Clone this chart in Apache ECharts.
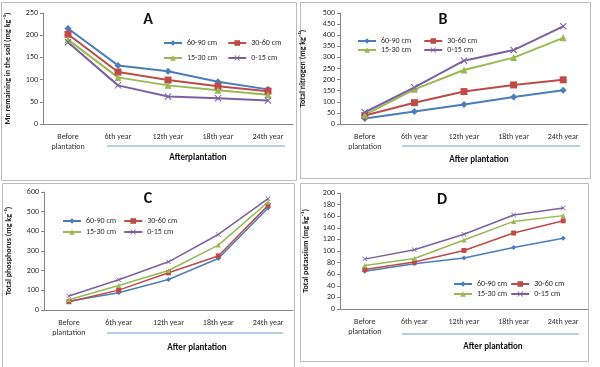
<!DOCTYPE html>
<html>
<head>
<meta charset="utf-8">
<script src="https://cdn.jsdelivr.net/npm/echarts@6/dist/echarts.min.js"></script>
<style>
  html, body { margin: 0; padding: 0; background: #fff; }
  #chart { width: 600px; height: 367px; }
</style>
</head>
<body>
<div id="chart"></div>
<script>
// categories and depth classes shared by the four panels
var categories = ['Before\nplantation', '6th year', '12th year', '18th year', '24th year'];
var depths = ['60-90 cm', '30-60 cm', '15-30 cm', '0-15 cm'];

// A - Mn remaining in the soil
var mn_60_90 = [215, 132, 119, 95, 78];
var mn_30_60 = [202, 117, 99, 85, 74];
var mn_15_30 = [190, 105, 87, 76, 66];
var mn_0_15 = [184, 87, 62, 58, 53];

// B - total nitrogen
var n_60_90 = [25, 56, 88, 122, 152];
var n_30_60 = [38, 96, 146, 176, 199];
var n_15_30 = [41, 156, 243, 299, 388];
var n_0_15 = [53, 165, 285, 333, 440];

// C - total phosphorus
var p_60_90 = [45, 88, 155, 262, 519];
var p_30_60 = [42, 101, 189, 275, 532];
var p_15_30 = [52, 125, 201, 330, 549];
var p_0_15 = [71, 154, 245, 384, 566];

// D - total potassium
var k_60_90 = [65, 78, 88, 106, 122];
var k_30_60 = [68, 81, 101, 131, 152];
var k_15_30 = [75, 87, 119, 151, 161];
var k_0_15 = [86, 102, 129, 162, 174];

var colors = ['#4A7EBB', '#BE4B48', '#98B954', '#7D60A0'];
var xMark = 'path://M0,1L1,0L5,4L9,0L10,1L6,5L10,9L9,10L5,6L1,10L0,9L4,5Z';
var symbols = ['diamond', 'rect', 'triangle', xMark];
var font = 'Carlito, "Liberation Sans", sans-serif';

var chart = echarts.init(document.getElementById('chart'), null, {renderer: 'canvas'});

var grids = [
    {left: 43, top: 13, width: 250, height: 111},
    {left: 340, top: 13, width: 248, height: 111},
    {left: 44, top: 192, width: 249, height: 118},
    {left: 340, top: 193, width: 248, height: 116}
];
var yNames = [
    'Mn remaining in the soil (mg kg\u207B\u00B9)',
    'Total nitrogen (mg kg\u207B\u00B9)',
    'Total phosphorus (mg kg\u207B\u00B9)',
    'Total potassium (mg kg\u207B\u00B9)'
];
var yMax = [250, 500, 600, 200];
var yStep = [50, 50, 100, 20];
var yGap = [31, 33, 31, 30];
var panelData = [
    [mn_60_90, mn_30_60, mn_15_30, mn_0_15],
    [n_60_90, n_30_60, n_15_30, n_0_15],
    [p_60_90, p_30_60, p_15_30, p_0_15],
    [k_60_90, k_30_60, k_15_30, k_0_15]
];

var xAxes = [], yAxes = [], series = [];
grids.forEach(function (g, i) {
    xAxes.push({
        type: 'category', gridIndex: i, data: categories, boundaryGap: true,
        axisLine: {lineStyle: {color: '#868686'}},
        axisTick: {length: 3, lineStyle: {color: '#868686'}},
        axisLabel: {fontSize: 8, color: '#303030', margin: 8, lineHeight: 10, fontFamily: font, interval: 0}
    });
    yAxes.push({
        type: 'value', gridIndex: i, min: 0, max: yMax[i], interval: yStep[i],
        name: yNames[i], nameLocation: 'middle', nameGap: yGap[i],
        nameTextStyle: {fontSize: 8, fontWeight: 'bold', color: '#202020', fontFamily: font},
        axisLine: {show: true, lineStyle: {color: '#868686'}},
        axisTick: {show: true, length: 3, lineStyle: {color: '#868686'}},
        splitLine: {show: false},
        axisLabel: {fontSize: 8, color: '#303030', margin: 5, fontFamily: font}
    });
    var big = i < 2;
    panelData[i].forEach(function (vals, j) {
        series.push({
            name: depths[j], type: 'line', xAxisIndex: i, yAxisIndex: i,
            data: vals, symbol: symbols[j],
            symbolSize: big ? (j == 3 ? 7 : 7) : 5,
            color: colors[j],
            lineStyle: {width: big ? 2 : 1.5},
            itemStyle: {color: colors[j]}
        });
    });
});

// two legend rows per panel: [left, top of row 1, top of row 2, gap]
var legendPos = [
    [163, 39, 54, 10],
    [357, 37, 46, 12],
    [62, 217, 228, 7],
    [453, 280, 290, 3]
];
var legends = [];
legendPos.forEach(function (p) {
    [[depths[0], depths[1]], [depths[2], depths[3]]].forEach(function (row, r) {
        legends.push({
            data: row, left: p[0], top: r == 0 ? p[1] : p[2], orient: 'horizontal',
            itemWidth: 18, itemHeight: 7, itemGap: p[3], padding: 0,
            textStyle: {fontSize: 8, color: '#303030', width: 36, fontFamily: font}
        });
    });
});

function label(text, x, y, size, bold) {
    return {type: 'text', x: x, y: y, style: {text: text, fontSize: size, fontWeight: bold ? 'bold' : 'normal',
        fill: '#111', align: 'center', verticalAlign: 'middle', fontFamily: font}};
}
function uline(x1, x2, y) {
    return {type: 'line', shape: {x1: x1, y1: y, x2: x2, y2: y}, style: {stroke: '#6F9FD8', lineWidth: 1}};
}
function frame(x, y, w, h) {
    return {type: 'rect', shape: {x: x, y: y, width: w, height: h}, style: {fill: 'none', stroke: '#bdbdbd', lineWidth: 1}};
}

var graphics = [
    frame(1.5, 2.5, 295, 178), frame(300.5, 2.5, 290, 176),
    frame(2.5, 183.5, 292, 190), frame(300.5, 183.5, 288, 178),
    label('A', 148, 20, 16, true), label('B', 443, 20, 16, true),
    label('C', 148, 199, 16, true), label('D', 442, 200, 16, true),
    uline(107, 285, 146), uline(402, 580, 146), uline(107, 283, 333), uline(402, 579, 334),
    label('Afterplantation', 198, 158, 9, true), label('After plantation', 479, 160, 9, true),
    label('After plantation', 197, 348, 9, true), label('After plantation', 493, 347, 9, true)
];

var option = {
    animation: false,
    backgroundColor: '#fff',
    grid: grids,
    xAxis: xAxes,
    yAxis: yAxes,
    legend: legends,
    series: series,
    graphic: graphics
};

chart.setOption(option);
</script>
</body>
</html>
+--
> What needs to be done
Please write out all the data again word for word, but not the pictures.

> The output
Clone this chart in Apache ECharts.
<!DOCTYPE html>
<html>
<head>
<meta charset="utf-8">
<script src="https://cdn.jsdelivr.net/npm/echarts@6/dist/echarts.min.js"></script>
<style>
  html, body { margin: 0; padding: 0; background: #fff; }
  #chart { width: 600px; height: 367px; }
</style>
</head>
<body>
<div id="chart"></div>
<script>
// categories and depth classes shared by the four panels
var categories = ['Before\nplantation', '6th year', '12th year', '18th year', '24th year'];
var depths = ['60-90 cm', '30-60 cm', '15-30 cm', '0-15 cm'];

// A - Mn remaining in the soil
var mn_60_90 = [215, 132, 119, 95, 78];
var mn_30_60 = [202, 117, 99, 85, 74];
var mn_15_30 = [190, 105, 87, 76, 66];
var mn_0_15 = [184, 87, 62, 58, 53];

// B - total nitrogen
var n_60_90 = [25, 56, 88, 122, 152];
var n_30_60 = [38, 96, 146, 176, 199];
var n_15_30 = [41, 156, 243, 299, 388];
var n_0_15 = [53, 165, 285, 333, 440];

// C - total phosphorus
var p_60_90 = [45, 88, 155, 262, 519];
var p_30_60 = [42, 101, 189, 275, 532];
var p_15_30 = [52, 125, 201, 330, 549];
var p_0_15 = [71, 154, 245, 384, 566];

// D - total potassium
var k_60_90 = [65, 78, 88, 106, 122];
var k_30_60 = [68, 81, 101, 131, 152];
var k_15_30 = [75, 87, 119, 151, 161];
var k_0_15 = [86, 102, 129, 162, 174];

var colors = ['#4A7EBB', '#BE4B48', '#98B954', '#7D60A0'];
var xMark = 'path://M0,1L1,0L5,4L9,0L10,1L6,5L10,9L9,10L5,6L1,10L0,9L4,5Z';
var symbols = ['diamond', 'rect', 'triangle', xMark];
var font = 'Carlito, "Liberation Sans", sans-serif';

var chart = echarts.init(document.getElementById('chart'), null, {renderer: 'canvas'});

var grids = [
    {left: 43, top: 13, width: 250, height: 111},
    {left: 340, top: 13, width: 248, height: 111},
    {left: 44, top: 192, width: 249, height: 118},
    {left: 340, top: 193, width: 248, height: 116}
];
var yNames = [
    'Mn remaining in the soil (mg kg\u207B\u00B9)',
    'Total nitrogen (mg kg\u207B\u00B9)',
    'Total phosphorus (mg kg\u207B\u00B9)',
    'Total potassium (mg kg\u207B\u00B9)'
];
var yMax = [250, 500, 600, 200];
var yStep = [50, 50, 100, 20];
var yGap = [31, 33, 31, 30];
var panelData = [
    [mn_60_90, mn_30_60, mn_15_30, mn_0_15],
    [n_60_90, n_30_60, n_15_30, n_0_15],
    [p_60_90, p_30_60, p_15_30, p_0_15],
    [k_60_90, k_30_60, k_15_30, k_0_15]
];

var xAxes = [], yAxes = [], series = [];
grids.forEach(function (g, i) {
    xAxes.push({
        type: 'category', gridIndex: i, data: categories, boundaryGap: true,
        axisLine: {lineStyle: {color: '#868686'}},
        axisTick: {length: 3, lineStyle: {color: '#868686'}},
        axisLabel: {fontSize: 8, color: '#303030', margin: 8, lineHeight: 10, fontFamily: font, interval: 0}
    });
    yAxes.push({
        type: 'value', gridIndex: i, min: 0, max: yMax[i], interval: yStep[i],
        name: yNames[i], nameLocation: 'middle', nameGap: yGap[i],
        nameTextStyle: {fontSize: 8, fontWeight: 'bold', color: '#202020', fontFamily: font},
        axisLine: {show: true, lineStyle: {color: '#868686'}},
        axisTick: {show: true, length: 3, lineStyle: {color: '#868686'}},
        splitLine: {show: false},
        axisLabel: {fontSize: 8, color: '#303030', margin: 5, fontFamily: font}
    });
    var big = i < 2;
    panelData[i].forEach(function (vals, j) {
        series.push({
            name: depths[j], type: 'line', xAxisIndex: i, yAxisIndex: i,
            data: vals, symbol: symbols[j],
            symbolSize: big ? (j == 3 ? 7 : 7) : 5,
            color: colors[j],
            lineStyle: {width: big ? 2 : 1.5},
            itemStyle: {color: colors[j]}
        });
    });
});

// two legend rows per panel: [left, top of row 1, top of row 2, gap]
var legendPos = [
    [163, 39, 54, 10],
    [357, 37, 46, 12],
    [62, 217, 228, 7],
    [453, 280, 290, 3]
];
var legends = [];
legendPos.forEach(function (p) {
    [[depths[0], depths[1]], [depths[2], depths[3]]].forEach(function (row, r) {
        legends.push({
            data: row, left: p[0], top: r == 0 ? p[1] : p[2], orient: 'horizontal',
            itemWidth: 18, itemHeight: 7, itemGap: p[3], padding: 0,
            textStyle: {fontSize: 8, color: '#303030', width: 36, fontFamily: font}
        });
    });
});

function label(text, x, y, size, bold) {
    return {type: 'text', x: x, y: y, style: {text: text, fontSize: size, fontWeight: bold ? 'bold' : 'normal',
        fill: '#111', align: 'center', verticalAlign: 'middle', fontFamily: font}};
}
function uline(x1, x2, y) {
    return {type: 'line', shape: {x1: x1, y1: y, x2: x2, y2: y}, style: {stroke: '#6F9FD8', lineWidth: 1}};
}
function frame(x, y, w, h) {
    return {type: 'rect', shape: {x: x, y: y, width: w, height: h}, style: {fill: 'none', stroke: '#bdbdbd', lineWidth: 1}};
}

var graphics = [
    frame(1.5, 2.5, 295, 178), frame(300.5, 2.5, 290, 176),
    frame(2.5, 183.5, 292, 190), frame(300.5, 183.5, 288, 178),
    label('A', 148, 20, 16, true), label('B', 443, 20, 16, true),
    label('C', 148, 199, 16, true), label('D', 442, 200, 16, true),
    uline(107, 285, 146), uline(402, 580, 146), uline(107, 283, 333), uline(402, 579, 334),
    label('Afterplantation', 198, 158, 9, true), label('After plantation', 479, 160, 9, true),
    label('After plantation', 197, 348, 9, true), label('After plantation', 493, 347, 9, true)
];

var option = {
    animation: false,
    backgroundColor: '#fff',
    grid: grids,
    xAxis: xAxes,
    yAxis: yAxes,
    legend: legends,
    series: series,
    graphic: graphics
};

chart.setOption(option);
</script>
</body>
</html>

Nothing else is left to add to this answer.